CHALLENGE: Transcribe the material exactly. Images do not belong in the copy.

###

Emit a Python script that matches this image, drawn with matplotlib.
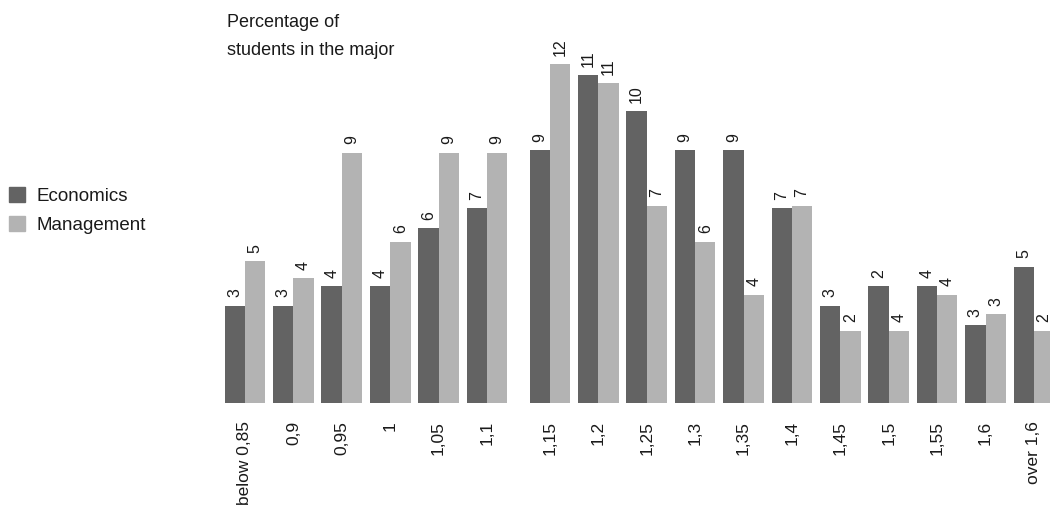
import numpy as np
import matplotlib
matplotlib.use("Agg")
import matplotlib.pyplot as plt
from matplotlib.patches import Patch

plt.rcParams['font.family'] = ['Liberation Sans', 'DejaVu Sans']

# kategorije (koeficijent) i serije
kategorije = ['below 0,85', '0,9', '0,95', '1', '1,05', '1,1', '1,15', '1,2', '1,25',
              '1,3', '1,35', '1,4', '1,45', '1,5', '1,55', '1,6', 'over 1,6']
economics = [3.5, 3.5, 4.2, 4.2, 6.3, 7.0, 9.1, 11.8, 10.5, 9.1, 9.1, 7.0, 3.5, 4.2, 4.2, 2.8, 4.9]
management = [5.1, 4.5, 9.0, 5.8, 9.0, 9.0, 12.2, 11.5, 7.1, 5.8, 3.9, 7.1, 2.6, 2.6, 3.9, 3.2, 2.6]
# natpisi iznad stupaca (kao na originalu)
econ_natpisi = ['3', '3', '4', '4', '6', '7', '9', '11', '10', '9', '9', '7', '3', '2', '4', '3', '5']
mgmt_natpisi = ['5', '4', '9', '6', '9', '9', '12', '11', '7', '6', '4', '7', '2', '4', '4', '3', '2']

tamna = '#636363'
svijetla = '#b3b3b3'
tekst = '#1a1a1a'

n = len(kategorije)
x = np.arange(n) + (np.arange(n) >= 6) * 0.3
w = 0.42

fig = plt.figure(figsize=(10.5, 5.11), dpi=100)
ax = fig.add_axes([0, 108 / 511, 1, 403 / 511])

b1 = ax.bar(x - w / 2, economics, width=w, color=tamna, linewidth=0)
b2 = ax.bar(x + w / 2, management, width=w, color=svijetla, linewidth=0)

for bars, natpisi in ((b1, econ_natpisi), (b2, mgmt_natpisi)):
    for r, t in zip(bars, natpisi):
        ax.annotate(t, (r.get_x() + r.get_width() / 2, r.get_height()),
                    xytext=(0, 6), textcoords='offset points',
                    rotation=90, ha='center', va='bottom', fontsize=11.5, color=tekst)

ax.set_xlim(-245 / 48.4, (1050 - 245) / 48.4)
ax.set_ylim(0, 403 / 27.8)
ax.set_xticks(x)
ax.set_xticklabels(kategorije, rotation=90, fontsize=12.5, color=tekst)
ax.tick_params(axis='x', length=0, pad=13)
ax.set_yticks([])
for s in ax.spines.values():
    s.set_visible(False)
ax.patch.set_alpha(0)

fig.text(227 / 1050, 1 - 14 / 511, 'Percentage of', ha='left', va='top',
         fontsize=13, color=tekst)
fig.text(227 / 1050, 1 - 42 / 511, 'students in the major', ha='left', va='top',
         fontsize=13, color=tekst)

handles = [Patch(color=tamna), Patch(color=svijetla)]
fig.legend(handles, ['Economics', 'Management'], loc='upper left',
           bbox_to_anchor=(9 / 1050, 1 - 187 / 511), frameon=False,
           handlelength=0.85, handleheight=0.85, handletextpad=0.6,
           labelspacing=0.6, borderpad=0, borderaxespad=0,
           fontsize=13.5, labelcolor=tekst)

fig.savefig('out.png', dpi=100)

###

FULL OUTPUT:
Emit a Python script that matches this image, drawn with matplotlib.
import numpy as np
import matplotlib
matplotlib.use("Agg")
import matplotlib.pyplot as plt
from matplotlib.patches import Patch

plt.rcParams['font.family'] = ['Liberation Sans', 'DejaVu Sans']

# kategorije (koeficijent) i serije
kategorije = ['below 0,85', '0,9', '0,95', '1', '1,05', '1,1', '1,15', '1,2', '1,25',
              '1,3', '1,35', '1,4', '1,45', '1,5', '1,55', '1,6', 'over 1,6']
economics = [3.5, 3.5, 4.2, 4.2, 6.3, 7.0, 9.1, 11.8, 10.5, 9.1, 9.1, 7.0, 3.5, 4.2, 4.2, 2.8, 4.9]
management = [5.1, 4.5, 9.0, 5.8, 9.0, 9.0, 12.2, 11.5, 7.1, 5.8, 3.9, 7.1, 2.6, 2.6, 3.9, 3.2, 2.6]
# natpisi iznad stupaca (kao na originalu)
econ_natpisi = ['3', '3', '4', '4', '6', '7', '9', '11', '10', '9', '9', '7', '3', '2', '4', '3', '5']
mgmt_natpisi = ['5', '4', '9', '6', '9', '9', '12', '11', '7', '6', '4', '7', '2', '4', '4', '3', '2']

tamna = '#636363'
svijetla = '#b3b3b3'
tekst = '#1a1a1a'

n = len(kategorije)
x = np.arange(n) + (np.arange(n) >= 6) * 0.3
w = 0.42

fig = plt.figure(figsize=(10.5, 5.11), dpi=100)
ax = fig.add_axes([0, 108 / 511, 1, 403 / 511])

b1 = ax.bar(x - w / 2, economics, width=w, color=tamna, linewidth=0)
b2 = ax.bar(x + w / 2, management, width=w, color=svijetla, linewidth=0)

for bars, natpisi in ((b1, econ_natpisi), (b2, mgmt_natpisi)):
    for r, t in zip(bars, natpisi):
        ax.annotate(t, (r.get_x() + r.get_width() / 2, r.get_height()),
                    xytext=(0, 6), textcoords='offset points',
                    rotation=90, ha='center', va='bottom', fontsize=11.5, color=tekst)

ax.set_xlim(-245 / 48.4, (1050 - 245) / 48.4)
ax.set_ylim(0, 403 / 27.8)
ax.set_xticks(x)
ax.set_xticklabels(kategorije, rotation=90, fontsize=12.5, color=tekst)
ax.tick_params(axis='x', length=0, pad=13)
ax.set_yticks([])
for s in ax.spines.values():
    s.set_visible(False)
ax.patch.set_alpha(0)

fig.text(227 / 1050, 1 - 14 / 511, 'Percentage of', ha='left', va='top',
         fontsize=13, color=tekst)
fig.text(227 / 1050, 1 - 42 / 511, 'students in the major', ha='left', va='top',
         fontsize=13, color=tekst)

handles = [Patch(color=tamna), Patch(color=svijetla)]
fig.legend(handles, ['Economics', 'Management'], loc='upper left',
           bbox_to_anchor=(9 / 1050, 1 - 187 / 511), frameon=False,
           handlelength=0.85, handleheight=0.85, handletextpad=0.6,
           labelspacing=0.6, borderpad=0, borderaxespad=0,
           fontsize=13.5, labelcolor=tekst)

fig.savefig('out.png', dpi=100)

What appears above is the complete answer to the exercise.